The UN General Assembly called on the government of Turkmenistan in December 2004 to fully implement the measures set out in the 2003 Commission on Human Rights resolution (UN GA, 22 December 2003).
Pursuant to the request of the Commission on Human Rights, the UN Representative on IDPs wrote to the government of Turkmenistan twice in 2003 requesting an official invitation and in both in-stances the government failed to respond to the requests (UN CHR, 4 March 2004, p.16). At the time of writing, there have been no additional requests from the Representative to visit Turkmenistan (Email correspondence, OHCHR official, 8 Au-gust 2005).

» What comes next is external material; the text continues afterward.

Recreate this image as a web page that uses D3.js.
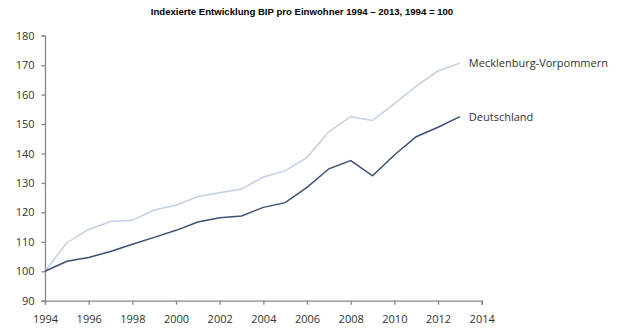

The Organisation for Security and Cooperation in Europe (OSCE) maintains a minimal advocacy role in Turkmenistan in relationship to reports of forced internal displacement. Since 2003 when ten member states of the OSCE invoked the rarely used Moscow Mechanism, resulting in a report by rapporteur Professor Emmanuel Decaux which recommended Turkmenistan put an end to forced displacement (OSCE, 12 March 2003, p.5), the OSCE has not publicly commented on internal resettlement or forcible removal in the country. However, the OSCE High Commissioner on National Minorities is aware of the existence of a national resettlement programme and has initiated a dialogue with the relevant Turkmen authorities on the subject (Interview with OSCE official, 16 August 2005). While the OSCE Centre in Ashgabat is aware of reports of internal displacement, the Centre has been unable to verify such reports.

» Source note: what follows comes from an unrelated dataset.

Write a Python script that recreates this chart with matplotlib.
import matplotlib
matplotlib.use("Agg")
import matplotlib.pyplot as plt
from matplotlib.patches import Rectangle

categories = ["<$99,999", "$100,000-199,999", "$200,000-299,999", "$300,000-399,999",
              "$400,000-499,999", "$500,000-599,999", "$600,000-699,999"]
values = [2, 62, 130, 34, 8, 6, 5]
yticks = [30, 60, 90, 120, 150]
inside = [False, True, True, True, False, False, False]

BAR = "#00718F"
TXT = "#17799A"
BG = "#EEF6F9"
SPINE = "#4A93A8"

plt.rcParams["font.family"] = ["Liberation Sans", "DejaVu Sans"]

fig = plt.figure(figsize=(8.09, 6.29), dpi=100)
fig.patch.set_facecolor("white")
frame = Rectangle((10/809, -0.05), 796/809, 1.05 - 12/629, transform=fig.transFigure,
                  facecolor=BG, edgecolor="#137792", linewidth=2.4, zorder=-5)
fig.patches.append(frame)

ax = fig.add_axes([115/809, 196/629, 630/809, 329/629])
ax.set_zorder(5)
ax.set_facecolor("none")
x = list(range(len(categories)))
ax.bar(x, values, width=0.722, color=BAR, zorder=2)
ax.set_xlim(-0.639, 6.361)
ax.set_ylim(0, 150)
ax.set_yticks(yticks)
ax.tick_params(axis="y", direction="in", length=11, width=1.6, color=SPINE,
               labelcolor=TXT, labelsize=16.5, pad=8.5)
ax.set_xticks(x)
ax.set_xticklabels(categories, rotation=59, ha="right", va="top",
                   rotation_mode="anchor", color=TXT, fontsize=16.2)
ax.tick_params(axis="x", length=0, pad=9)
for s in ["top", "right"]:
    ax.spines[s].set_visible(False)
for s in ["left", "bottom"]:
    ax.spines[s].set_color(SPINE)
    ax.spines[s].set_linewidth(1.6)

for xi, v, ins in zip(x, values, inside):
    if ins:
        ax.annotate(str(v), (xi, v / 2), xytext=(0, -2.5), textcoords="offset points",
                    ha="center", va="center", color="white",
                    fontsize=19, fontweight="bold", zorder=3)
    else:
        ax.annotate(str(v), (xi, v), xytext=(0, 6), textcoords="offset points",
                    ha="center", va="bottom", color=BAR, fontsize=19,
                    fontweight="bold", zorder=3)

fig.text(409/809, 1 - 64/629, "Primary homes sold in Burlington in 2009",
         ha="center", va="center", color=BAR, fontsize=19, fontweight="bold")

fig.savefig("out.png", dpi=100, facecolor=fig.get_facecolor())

While the above activities indicate that the international community has acknowledged the situation of internally displaced persons in Turkmenistan, this acknowledgement has been followed by little, if any, tangible action on the ground. This is partly due to travel restrictions imposed by the government, which make it difficult for international staff to visit the regions where forced re-settlements are alleged to have occurred. At the same time, efforts to address the situation of the displaced are limited by international agencies’ fears that raising sensitive political and human rights related issues with the government could endanger their programmes or even presence in the country (Global IDP Project, Confidential interview with international observer, 20 September 2005).
There is an urgent need for a comprehensive assessment of the situation of the displaced as a basis for possible further humanitarian interventions. However, without the political backing of key actors in the region, including the US, the European Union and the Russian Federation, the government is unlikely to allow international agencies to visit the affected areas.